**GIVEN DATA:**
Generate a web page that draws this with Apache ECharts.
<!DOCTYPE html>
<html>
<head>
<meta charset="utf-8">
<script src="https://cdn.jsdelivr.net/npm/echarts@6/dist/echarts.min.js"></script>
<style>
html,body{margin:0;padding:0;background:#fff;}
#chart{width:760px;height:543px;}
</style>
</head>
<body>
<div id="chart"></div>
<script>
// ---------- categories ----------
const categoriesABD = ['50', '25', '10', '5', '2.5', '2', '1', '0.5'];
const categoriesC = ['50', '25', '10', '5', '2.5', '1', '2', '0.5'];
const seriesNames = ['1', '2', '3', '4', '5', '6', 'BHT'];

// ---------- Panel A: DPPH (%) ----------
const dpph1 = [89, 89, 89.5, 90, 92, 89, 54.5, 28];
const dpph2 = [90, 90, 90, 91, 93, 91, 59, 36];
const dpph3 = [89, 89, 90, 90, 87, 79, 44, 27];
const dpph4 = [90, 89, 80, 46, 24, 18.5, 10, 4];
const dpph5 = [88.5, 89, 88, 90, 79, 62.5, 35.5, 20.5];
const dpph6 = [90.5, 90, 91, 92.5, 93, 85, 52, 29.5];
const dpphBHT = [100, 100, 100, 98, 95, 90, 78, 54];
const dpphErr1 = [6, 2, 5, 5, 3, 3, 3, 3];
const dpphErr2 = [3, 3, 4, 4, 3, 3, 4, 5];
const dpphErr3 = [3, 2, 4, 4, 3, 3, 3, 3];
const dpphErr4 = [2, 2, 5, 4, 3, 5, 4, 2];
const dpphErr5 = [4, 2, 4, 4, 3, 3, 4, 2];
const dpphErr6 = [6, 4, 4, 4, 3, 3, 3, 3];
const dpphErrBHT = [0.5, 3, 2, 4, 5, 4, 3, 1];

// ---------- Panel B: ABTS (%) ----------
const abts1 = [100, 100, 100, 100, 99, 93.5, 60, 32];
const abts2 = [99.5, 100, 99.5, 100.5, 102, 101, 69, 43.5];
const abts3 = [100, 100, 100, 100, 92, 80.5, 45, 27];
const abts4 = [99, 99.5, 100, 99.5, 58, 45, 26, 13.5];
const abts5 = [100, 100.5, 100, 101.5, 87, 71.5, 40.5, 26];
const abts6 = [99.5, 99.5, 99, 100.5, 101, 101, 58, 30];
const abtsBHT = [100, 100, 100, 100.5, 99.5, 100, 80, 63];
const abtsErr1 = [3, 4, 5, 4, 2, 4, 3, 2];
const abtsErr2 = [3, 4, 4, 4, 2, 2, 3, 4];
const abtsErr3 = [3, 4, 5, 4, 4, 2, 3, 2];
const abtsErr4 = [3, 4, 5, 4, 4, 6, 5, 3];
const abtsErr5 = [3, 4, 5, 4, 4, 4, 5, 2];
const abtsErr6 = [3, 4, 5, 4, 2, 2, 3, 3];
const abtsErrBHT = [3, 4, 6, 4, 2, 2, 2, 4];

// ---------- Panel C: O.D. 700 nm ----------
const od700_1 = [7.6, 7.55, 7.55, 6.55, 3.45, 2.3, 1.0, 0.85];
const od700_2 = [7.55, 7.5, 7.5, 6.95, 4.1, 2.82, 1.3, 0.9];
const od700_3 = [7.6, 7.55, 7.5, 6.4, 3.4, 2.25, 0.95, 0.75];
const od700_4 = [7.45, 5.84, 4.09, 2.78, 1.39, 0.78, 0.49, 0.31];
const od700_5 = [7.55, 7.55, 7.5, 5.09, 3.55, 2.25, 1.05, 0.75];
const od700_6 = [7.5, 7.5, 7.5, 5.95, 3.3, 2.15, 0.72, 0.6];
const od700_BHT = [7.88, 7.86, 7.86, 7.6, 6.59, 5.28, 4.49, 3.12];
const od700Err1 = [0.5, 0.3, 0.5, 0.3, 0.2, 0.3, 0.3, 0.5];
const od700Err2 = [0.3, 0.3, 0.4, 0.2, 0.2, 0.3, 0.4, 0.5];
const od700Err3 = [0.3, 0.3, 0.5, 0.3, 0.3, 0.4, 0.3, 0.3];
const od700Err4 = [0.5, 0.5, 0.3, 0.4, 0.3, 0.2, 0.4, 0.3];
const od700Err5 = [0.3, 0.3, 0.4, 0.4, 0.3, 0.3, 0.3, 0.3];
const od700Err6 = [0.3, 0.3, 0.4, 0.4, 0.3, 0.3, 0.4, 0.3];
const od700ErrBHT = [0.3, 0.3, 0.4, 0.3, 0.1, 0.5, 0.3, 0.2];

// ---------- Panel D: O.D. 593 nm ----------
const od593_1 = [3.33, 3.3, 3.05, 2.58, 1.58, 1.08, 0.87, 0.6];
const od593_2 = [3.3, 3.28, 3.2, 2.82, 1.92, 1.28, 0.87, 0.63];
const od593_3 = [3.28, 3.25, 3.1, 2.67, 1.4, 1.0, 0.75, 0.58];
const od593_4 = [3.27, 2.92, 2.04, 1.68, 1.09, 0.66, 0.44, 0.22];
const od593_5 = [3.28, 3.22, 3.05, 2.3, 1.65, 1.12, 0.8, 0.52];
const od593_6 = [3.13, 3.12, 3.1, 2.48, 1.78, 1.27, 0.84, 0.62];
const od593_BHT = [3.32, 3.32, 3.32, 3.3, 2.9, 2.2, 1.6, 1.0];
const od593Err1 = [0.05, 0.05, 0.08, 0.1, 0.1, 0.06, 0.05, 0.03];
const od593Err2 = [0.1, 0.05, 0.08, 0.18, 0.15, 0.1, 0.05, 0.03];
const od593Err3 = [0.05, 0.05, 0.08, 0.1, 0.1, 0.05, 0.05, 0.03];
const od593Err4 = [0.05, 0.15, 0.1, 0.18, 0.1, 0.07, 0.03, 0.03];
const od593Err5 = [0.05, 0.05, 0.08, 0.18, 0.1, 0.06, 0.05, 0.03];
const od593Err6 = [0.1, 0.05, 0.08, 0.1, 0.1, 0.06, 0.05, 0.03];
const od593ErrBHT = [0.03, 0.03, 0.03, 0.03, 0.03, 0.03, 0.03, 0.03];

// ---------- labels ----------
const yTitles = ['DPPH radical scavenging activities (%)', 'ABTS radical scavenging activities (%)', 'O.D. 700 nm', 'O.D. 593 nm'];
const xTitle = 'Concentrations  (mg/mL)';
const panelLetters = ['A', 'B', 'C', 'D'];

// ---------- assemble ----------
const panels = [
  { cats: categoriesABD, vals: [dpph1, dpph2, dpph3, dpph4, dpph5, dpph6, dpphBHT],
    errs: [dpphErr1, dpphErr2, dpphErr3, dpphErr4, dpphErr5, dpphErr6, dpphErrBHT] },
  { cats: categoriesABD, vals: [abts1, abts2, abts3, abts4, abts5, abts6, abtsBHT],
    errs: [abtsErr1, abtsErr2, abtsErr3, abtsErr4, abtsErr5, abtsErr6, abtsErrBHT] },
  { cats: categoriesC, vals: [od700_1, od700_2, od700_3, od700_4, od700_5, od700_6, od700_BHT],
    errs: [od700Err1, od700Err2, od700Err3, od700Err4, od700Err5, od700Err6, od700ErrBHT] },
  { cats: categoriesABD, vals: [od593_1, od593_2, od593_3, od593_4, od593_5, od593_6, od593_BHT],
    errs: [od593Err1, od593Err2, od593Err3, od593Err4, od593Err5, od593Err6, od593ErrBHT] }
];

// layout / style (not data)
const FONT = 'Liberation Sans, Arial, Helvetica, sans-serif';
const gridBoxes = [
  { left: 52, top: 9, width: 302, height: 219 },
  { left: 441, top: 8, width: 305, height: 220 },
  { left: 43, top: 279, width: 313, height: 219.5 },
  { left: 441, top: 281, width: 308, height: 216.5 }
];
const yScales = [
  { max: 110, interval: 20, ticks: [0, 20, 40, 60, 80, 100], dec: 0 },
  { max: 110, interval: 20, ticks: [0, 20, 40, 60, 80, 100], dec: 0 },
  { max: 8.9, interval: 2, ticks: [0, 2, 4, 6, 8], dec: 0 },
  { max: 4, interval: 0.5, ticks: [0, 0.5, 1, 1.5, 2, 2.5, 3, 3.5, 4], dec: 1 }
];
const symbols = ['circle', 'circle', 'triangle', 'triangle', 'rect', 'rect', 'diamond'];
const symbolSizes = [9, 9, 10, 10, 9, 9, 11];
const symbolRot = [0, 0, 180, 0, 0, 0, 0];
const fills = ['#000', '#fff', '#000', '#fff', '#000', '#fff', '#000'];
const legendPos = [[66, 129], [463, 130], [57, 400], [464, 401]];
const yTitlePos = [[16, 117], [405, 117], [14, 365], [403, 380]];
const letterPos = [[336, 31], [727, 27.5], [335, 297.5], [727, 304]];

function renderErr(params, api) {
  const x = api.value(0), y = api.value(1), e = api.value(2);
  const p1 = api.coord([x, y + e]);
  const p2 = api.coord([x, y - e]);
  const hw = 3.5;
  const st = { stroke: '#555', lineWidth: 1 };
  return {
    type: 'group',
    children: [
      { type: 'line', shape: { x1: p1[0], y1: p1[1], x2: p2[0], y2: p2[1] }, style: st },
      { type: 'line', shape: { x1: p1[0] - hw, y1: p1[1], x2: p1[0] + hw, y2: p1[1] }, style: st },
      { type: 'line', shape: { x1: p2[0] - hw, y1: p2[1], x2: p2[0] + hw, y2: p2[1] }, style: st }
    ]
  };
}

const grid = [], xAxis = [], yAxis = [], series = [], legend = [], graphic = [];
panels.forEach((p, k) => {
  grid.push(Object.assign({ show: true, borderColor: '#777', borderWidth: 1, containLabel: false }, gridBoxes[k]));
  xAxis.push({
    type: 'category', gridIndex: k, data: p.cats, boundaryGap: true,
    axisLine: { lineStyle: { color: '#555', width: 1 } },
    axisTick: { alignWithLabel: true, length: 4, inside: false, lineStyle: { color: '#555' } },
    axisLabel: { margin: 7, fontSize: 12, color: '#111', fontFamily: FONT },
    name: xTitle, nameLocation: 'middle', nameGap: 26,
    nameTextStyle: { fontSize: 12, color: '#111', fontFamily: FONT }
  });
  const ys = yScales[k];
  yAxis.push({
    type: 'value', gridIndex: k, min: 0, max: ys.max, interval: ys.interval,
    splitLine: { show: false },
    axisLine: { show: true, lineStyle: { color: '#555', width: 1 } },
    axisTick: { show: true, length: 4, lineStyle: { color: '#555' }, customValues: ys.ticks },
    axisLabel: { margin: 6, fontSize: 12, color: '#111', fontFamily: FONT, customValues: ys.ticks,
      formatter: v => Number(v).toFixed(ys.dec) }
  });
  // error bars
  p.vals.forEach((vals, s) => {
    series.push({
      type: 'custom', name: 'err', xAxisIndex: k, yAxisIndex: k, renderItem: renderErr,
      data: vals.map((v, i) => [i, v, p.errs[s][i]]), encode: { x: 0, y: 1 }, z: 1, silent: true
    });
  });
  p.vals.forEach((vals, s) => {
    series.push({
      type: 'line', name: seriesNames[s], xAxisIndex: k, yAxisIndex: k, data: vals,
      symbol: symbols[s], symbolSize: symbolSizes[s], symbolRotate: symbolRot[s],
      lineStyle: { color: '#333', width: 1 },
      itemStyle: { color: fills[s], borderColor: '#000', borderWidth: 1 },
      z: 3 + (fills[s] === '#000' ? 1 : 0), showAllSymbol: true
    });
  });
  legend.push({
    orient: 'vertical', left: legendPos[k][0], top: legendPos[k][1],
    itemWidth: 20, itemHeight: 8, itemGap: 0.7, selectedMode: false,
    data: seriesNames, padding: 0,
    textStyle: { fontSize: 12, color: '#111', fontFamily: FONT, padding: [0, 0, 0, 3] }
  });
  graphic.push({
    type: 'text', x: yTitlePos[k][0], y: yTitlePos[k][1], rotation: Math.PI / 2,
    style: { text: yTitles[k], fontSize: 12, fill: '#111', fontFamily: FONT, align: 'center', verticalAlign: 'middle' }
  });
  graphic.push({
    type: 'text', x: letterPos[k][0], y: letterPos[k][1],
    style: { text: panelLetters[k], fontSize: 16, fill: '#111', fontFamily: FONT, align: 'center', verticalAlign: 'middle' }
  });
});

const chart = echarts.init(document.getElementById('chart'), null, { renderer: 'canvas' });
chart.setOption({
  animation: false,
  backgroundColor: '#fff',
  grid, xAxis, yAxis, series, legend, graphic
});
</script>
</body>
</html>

**GIVEN PROBLEM:** Repeat exactly, please, each line from the beginning of the data through the line with "const dpphErrBHT = [0.5, 3, 2, 4, 5, 4, 3, 1];" in it, and only those lines.

**IN RESPONSE:**
Generate a web page that draws this with Apache ECharts.
<!DOCTYPE html>
<html>
<head>
<meta charset="utf-8">
<script src="https://cdn.jsdelivr.net/npm/echarts@6/dist/echarts.min.js"></script>
<style>
html,body{margin:0;padding:0;background:#fff;}
#chart{width:760px;height:543px;}
</style>
</head>
<body>
<div id="chart"></div>
<script>
// ---------- categories ----------
const categoriesABD = ['50', '25', '10', '5', '2.5', '2', '1', '0.5'];
const categoriesC = ['50', '25', '10', '5', '2.5', '1', '2', '0.5'];
const seriesNames = ['1', '2', '3', '4', '5', '6', 'BHT'];

// ---------- Panel A: DPPH (%) ----------
const dpph1 = [89, 89, 89.5, 90, 92, 89, 54.5, 28];
const dpph2 = [90, 90, 90, 91, 93, 91, 59, 36];
const dpph3 = [89, 89, 90, 90, 87, 79, 44, 27];
const dpph4 = [90, 89, 80, 46, 24, 18.5, 10, 4];
const dpph5 = [88.5, 89, 88, 90, 79, 62.5, 35.5, 20.5];
const dpph6 = [90.5, 90, 91, 92.5, 93, 85, 52, 29.5];
const dpphBHT = [100, 100, 100, 98, 95, 90, 78, 54];
const dpphErr1 = [6, 2, 5, 5, 3, 3, 3, 3];
const dpphErr2 = [3, 3, 4, 4, 3, 3, 4, 5];
const dpphErr3 = [3, 2, 4, 4, 3, 3, 3, 3];
const dpphErr4 = [2, 2, 5, 4, 3, 5, 4, 2];
const dpphErr5 = [4, 2, 4, 4, 3, 3, 4, 2];
const dpphErr6 = [6, 4, 4, 4, 3, 3, 3, 3];
const dpphErrBHT = [0.5, 3, 2, 4, 5, 4, 3, 1];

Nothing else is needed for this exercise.